Plus tard, j'allais me souvenir de ses paroles et de la profonde tristesse de son expression, lorsqu'il me confia que jamais nous ne pourrions gagner la guerre là-bas. Les soldats russes étaient peut-être primitifs, dit-il, mais beaucoup plus coriaces que nos hommes, tant physiquement que psychologiquement. Je me rappelle avoir essayé de l'encourager. Nos garçons sont de solides gaillards, lui fis-je observer. Il secoua la tête d'une façon qui lui était toute particulière et il me répondit – je crois encore l'entendre : « Vous êtes jeune. Vous avez encore des illusions . »

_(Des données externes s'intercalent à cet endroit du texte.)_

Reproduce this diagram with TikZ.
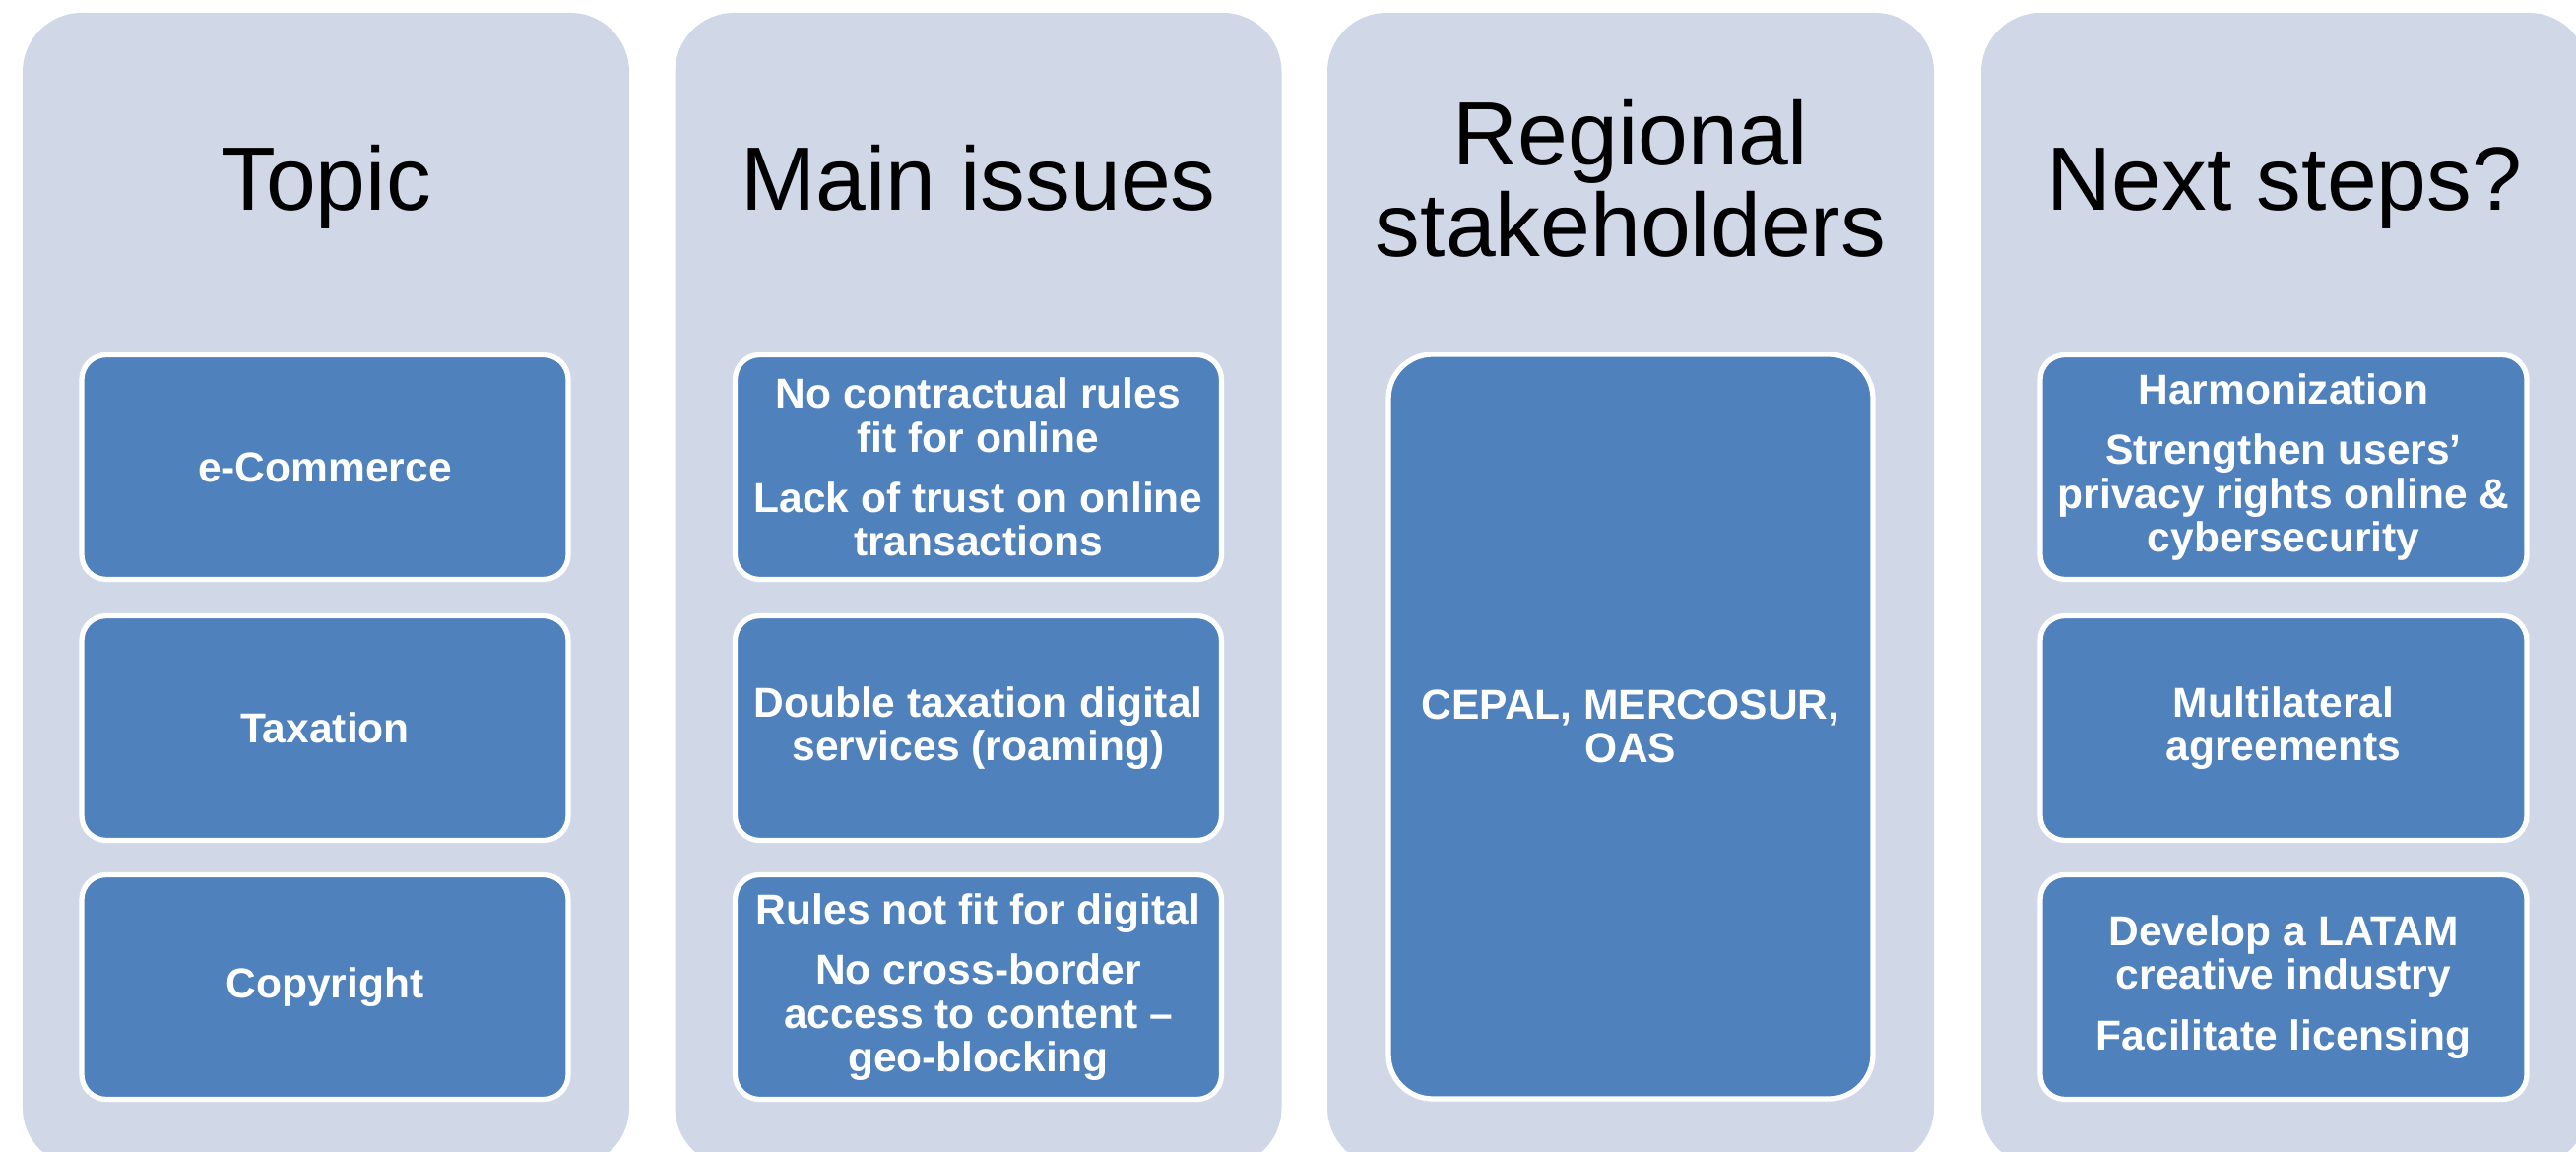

Voici maintenant ce que dit Evans en son tome 3 (2008, tr. fr. 2009) dont nous avons déjà relevé la traduction approximative (ici elle bat des records en, nous apprenant que l'avion avait deux réacteurs) :
Speer avait-il dissimulé une bombe à bord ? L'hypothèse semble peu probable (...). Se pouvait-il alors que Hitler, ne supportant pas l'invariable pessimisme des rapports de son ministre de l'Armement, ait décidé d'en finir avec lui ? Avait-il secrètement invité Speer à ne pas prendre place à bord de l'avion ? Cette hypothèse semble également peu vraisemblable : ce n'était pas ainsi que Hitler avait coutume de procéder avec des subordonnés gênants ou importuns. S'il avait voulu se débarrasser de Todt, il l'aurait sans doute tout bonnement révoqué, ou dans des circonstances extrêmes fait arrêter ou exécuter.